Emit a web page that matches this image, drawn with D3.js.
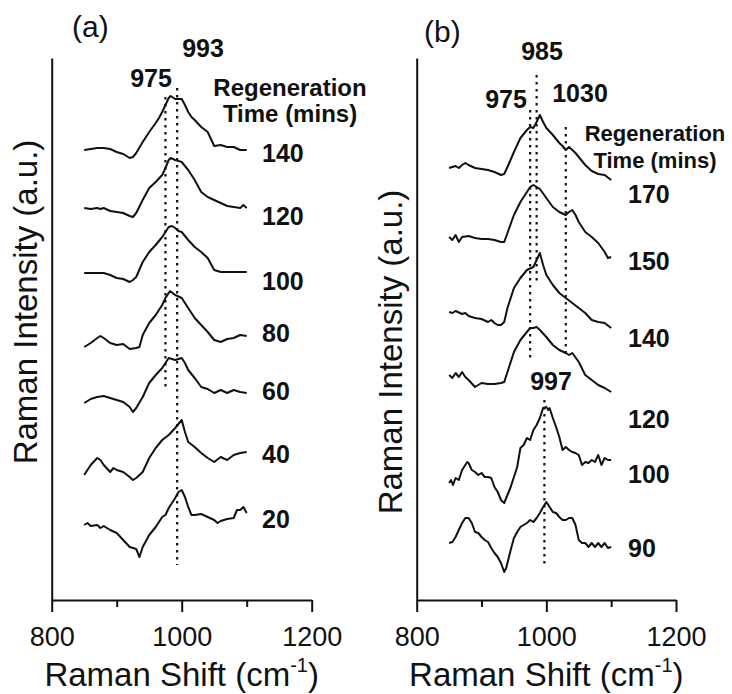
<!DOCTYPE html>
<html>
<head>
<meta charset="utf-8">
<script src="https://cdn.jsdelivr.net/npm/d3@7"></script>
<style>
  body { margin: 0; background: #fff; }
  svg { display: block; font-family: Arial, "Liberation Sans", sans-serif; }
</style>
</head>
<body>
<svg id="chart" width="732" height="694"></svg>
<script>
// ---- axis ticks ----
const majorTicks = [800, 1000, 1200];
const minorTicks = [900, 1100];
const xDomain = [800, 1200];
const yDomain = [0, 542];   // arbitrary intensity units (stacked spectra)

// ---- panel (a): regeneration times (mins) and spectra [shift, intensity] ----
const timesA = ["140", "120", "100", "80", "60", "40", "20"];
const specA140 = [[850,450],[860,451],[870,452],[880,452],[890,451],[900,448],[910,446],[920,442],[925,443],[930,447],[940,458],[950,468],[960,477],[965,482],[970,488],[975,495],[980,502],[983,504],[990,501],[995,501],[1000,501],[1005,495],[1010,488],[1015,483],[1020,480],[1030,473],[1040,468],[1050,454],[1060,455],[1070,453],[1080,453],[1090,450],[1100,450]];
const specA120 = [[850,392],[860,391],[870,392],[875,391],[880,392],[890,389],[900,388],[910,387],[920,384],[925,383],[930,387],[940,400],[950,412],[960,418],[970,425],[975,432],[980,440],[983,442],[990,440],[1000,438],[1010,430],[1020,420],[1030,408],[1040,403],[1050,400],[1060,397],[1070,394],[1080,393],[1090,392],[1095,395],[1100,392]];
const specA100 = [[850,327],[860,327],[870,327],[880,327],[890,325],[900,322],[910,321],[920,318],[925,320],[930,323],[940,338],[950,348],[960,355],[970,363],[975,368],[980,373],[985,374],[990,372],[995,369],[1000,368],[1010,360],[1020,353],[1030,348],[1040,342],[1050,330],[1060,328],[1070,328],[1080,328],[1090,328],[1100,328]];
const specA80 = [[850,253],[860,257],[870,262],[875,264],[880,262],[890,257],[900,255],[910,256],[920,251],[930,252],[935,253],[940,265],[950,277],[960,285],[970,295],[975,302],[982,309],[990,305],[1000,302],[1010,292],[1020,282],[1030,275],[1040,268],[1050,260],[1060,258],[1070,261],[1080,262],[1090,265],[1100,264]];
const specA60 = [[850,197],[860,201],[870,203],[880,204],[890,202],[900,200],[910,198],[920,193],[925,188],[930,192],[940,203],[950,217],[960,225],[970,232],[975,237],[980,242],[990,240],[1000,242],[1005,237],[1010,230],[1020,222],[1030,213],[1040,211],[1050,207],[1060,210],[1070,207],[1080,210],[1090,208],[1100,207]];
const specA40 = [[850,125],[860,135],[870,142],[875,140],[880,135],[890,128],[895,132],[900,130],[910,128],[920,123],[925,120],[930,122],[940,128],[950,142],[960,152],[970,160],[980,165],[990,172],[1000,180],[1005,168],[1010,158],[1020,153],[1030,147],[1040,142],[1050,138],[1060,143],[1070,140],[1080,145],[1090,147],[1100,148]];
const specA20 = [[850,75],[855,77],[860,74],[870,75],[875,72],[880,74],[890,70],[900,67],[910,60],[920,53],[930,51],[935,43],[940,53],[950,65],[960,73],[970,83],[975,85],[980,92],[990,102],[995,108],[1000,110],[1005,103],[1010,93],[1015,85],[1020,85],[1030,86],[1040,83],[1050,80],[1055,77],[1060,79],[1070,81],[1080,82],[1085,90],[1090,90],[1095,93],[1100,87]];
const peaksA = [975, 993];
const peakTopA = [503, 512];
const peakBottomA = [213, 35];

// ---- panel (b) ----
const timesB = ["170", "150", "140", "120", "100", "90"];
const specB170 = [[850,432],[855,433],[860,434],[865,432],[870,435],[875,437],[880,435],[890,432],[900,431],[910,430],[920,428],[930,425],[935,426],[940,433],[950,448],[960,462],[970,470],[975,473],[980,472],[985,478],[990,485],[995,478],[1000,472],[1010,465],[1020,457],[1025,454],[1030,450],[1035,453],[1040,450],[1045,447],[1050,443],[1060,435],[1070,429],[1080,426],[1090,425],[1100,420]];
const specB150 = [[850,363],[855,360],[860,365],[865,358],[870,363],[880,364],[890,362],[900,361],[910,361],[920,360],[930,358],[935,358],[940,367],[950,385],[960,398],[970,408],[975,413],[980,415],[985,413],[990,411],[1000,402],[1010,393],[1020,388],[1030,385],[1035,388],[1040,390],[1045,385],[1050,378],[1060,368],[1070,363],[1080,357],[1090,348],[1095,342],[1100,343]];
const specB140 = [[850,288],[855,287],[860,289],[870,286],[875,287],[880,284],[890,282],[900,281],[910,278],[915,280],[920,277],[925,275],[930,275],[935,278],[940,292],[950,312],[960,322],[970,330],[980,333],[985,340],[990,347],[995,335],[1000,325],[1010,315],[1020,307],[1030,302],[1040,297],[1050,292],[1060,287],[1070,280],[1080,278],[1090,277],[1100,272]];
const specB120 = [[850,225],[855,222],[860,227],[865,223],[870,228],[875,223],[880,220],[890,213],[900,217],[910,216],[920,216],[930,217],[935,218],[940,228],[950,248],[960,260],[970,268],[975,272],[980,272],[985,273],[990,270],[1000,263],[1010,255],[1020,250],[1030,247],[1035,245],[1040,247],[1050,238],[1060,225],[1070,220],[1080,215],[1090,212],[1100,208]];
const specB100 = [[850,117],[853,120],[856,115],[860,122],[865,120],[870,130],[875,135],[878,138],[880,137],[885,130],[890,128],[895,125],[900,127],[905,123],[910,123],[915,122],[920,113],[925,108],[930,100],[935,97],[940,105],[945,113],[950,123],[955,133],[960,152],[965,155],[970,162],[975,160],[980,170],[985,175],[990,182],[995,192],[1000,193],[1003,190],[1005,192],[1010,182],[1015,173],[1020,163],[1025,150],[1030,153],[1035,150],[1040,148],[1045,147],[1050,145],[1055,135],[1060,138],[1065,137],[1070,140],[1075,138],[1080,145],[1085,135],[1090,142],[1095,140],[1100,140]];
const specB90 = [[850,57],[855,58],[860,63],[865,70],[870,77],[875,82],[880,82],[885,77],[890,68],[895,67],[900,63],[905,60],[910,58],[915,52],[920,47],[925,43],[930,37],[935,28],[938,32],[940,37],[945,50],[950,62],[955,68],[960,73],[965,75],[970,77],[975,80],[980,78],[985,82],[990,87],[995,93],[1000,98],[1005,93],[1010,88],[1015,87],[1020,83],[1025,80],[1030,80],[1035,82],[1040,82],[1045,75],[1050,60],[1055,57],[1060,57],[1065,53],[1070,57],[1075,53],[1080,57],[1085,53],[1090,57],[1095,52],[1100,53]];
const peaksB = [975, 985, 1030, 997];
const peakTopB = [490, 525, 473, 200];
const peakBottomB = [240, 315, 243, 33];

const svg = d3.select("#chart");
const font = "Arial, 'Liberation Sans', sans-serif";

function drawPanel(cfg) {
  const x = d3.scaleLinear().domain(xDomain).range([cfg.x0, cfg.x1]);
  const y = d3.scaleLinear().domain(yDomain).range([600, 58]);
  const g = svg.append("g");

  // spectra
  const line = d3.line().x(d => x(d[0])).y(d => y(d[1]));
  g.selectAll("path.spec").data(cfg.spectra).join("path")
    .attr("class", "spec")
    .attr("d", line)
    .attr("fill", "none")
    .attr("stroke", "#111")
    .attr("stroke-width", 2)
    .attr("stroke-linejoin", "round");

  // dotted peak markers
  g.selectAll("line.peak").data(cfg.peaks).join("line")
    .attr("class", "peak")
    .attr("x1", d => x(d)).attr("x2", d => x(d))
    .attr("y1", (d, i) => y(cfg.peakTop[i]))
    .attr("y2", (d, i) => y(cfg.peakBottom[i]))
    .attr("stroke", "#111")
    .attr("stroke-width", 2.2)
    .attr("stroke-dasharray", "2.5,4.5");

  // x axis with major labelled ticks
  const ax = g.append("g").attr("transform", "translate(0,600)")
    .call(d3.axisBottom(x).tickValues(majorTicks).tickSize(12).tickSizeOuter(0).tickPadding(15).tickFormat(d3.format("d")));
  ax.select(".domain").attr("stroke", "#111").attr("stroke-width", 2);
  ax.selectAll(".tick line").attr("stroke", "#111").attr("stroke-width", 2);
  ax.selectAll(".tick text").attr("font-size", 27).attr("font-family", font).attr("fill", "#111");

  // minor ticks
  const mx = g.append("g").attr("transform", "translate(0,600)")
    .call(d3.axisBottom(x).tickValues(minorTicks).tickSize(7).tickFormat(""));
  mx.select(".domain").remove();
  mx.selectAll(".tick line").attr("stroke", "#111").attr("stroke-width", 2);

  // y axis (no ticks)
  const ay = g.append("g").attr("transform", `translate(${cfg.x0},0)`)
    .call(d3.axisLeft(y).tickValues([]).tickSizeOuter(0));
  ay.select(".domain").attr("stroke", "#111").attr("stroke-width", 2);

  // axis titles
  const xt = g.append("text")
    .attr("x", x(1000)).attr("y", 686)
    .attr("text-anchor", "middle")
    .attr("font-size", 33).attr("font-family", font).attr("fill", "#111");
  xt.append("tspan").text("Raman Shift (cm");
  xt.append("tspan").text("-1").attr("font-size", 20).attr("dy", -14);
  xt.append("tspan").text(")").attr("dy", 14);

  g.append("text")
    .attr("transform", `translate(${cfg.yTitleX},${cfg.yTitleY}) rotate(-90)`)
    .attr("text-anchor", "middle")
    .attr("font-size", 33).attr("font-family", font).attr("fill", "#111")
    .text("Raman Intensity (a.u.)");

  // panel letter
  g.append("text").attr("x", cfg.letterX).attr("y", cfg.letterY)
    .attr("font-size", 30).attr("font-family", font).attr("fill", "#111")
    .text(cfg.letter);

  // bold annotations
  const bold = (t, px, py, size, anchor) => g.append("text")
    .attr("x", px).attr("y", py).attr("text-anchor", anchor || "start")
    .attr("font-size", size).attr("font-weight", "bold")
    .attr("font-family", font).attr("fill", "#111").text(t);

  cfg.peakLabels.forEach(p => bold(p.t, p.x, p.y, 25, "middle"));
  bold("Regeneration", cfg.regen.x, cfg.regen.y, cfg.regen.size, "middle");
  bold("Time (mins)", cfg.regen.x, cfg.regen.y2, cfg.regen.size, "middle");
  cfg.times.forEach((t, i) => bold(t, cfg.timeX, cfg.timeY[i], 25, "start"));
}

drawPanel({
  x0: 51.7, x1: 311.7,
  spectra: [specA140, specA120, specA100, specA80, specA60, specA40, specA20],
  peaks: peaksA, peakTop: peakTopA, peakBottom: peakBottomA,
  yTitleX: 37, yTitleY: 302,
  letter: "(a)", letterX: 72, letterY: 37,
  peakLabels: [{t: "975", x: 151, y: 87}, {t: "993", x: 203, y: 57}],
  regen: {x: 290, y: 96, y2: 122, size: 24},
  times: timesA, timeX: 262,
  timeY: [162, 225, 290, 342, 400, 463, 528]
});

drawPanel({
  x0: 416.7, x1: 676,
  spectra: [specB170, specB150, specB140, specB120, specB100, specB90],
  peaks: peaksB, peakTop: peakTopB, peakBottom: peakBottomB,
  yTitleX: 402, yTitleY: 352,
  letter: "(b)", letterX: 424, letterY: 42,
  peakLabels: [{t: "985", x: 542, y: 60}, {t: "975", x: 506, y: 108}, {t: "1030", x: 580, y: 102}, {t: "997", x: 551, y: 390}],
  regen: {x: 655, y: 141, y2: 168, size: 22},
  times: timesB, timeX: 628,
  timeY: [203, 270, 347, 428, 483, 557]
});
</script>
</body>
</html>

==

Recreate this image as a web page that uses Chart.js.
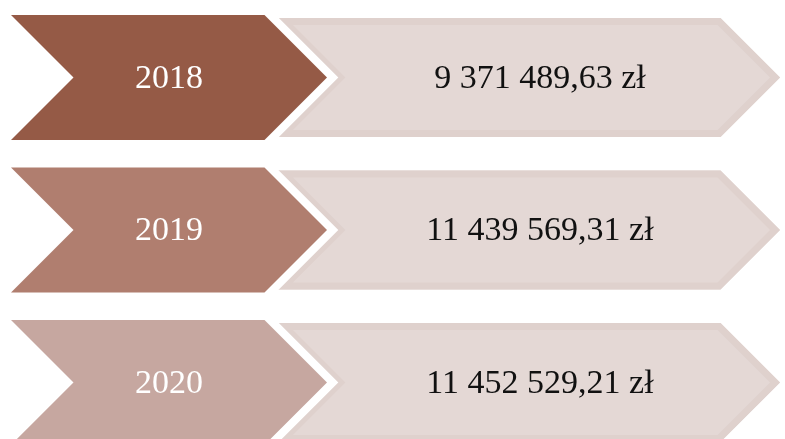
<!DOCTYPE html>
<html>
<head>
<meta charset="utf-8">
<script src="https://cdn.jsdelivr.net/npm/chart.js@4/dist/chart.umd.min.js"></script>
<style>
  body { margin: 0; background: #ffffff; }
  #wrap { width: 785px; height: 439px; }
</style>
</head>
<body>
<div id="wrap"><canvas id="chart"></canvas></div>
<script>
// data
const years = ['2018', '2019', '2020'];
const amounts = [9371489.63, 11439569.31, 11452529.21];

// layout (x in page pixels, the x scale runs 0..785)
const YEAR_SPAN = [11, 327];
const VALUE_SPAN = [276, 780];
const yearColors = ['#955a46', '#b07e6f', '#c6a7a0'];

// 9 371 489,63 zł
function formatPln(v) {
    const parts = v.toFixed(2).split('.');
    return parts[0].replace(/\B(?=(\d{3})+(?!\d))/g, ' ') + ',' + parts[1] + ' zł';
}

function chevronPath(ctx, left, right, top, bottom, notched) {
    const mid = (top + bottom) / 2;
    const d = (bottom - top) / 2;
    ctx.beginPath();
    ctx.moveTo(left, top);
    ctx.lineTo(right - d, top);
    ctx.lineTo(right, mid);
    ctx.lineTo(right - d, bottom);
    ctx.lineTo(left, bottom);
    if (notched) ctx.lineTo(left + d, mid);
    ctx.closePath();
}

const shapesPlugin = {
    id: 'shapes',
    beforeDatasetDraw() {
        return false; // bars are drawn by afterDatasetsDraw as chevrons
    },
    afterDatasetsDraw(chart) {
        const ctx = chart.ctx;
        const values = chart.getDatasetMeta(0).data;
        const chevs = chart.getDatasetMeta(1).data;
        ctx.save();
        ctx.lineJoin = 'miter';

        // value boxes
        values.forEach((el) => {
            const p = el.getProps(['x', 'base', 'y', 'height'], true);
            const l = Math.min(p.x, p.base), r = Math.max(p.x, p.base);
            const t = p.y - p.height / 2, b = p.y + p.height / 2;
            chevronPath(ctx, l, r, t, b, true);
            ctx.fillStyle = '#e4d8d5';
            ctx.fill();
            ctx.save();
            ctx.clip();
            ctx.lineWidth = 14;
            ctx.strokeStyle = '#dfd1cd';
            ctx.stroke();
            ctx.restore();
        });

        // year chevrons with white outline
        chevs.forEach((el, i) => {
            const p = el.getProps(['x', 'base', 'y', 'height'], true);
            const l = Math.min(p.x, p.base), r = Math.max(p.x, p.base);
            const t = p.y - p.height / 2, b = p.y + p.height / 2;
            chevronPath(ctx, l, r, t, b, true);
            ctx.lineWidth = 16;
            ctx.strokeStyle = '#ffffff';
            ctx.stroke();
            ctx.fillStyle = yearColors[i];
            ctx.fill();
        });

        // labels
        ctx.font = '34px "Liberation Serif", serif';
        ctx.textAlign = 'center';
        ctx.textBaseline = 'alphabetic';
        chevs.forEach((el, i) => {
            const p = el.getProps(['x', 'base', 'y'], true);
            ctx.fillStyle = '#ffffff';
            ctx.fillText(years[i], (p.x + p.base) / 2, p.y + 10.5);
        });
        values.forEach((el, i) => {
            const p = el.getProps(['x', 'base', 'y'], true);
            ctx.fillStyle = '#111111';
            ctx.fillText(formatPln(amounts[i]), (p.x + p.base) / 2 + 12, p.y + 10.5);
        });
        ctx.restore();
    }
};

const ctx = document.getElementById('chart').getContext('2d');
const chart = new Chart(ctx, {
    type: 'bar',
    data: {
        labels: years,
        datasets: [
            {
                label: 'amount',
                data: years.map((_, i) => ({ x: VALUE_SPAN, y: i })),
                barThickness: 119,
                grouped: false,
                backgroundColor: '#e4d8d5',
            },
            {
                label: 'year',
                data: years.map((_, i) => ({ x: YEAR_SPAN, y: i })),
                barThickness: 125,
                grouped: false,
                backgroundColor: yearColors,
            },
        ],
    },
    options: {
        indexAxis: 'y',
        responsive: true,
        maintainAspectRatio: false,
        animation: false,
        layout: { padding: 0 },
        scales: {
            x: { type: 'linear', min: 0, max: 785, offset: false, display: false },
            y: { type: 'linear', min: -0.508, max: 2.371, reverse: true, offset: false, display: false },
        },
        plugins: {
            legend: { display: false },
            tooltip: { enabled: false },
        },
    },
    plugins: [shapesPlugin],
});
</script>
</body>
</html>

## Exercise:
Write out the lines from the one containing "Emit a web page" down to the one containing "const yDomain = [0, 542];", both included, exactly as they appear. Leave out any pictures.

## Solution to the exercise:
Emit a web page that matches this image, drawn with D3.js.
<!DOCTYPE html>
<html>
<head>
<meta charset="utf-8">
<script src="https://cdn.jsdelivr.net/npm/d3@7"></script>
<style>
  body { margin: 0; background: #fff; }
  svg { display: block; font-family: Arial, "Liberation Sans", sans-serif; }
</style>
</head>
<body>
<svg id="chart" width="732" height="694"></svg>
<script>
// ---- axis ticks ----
const majorTicks = [800, 1000, 1200];
const minorTicks = [900, 1100];
const xDomain = [800, 1200];
const yDomain = [0, 542];   // arbitrary intensity units (stacked spectra)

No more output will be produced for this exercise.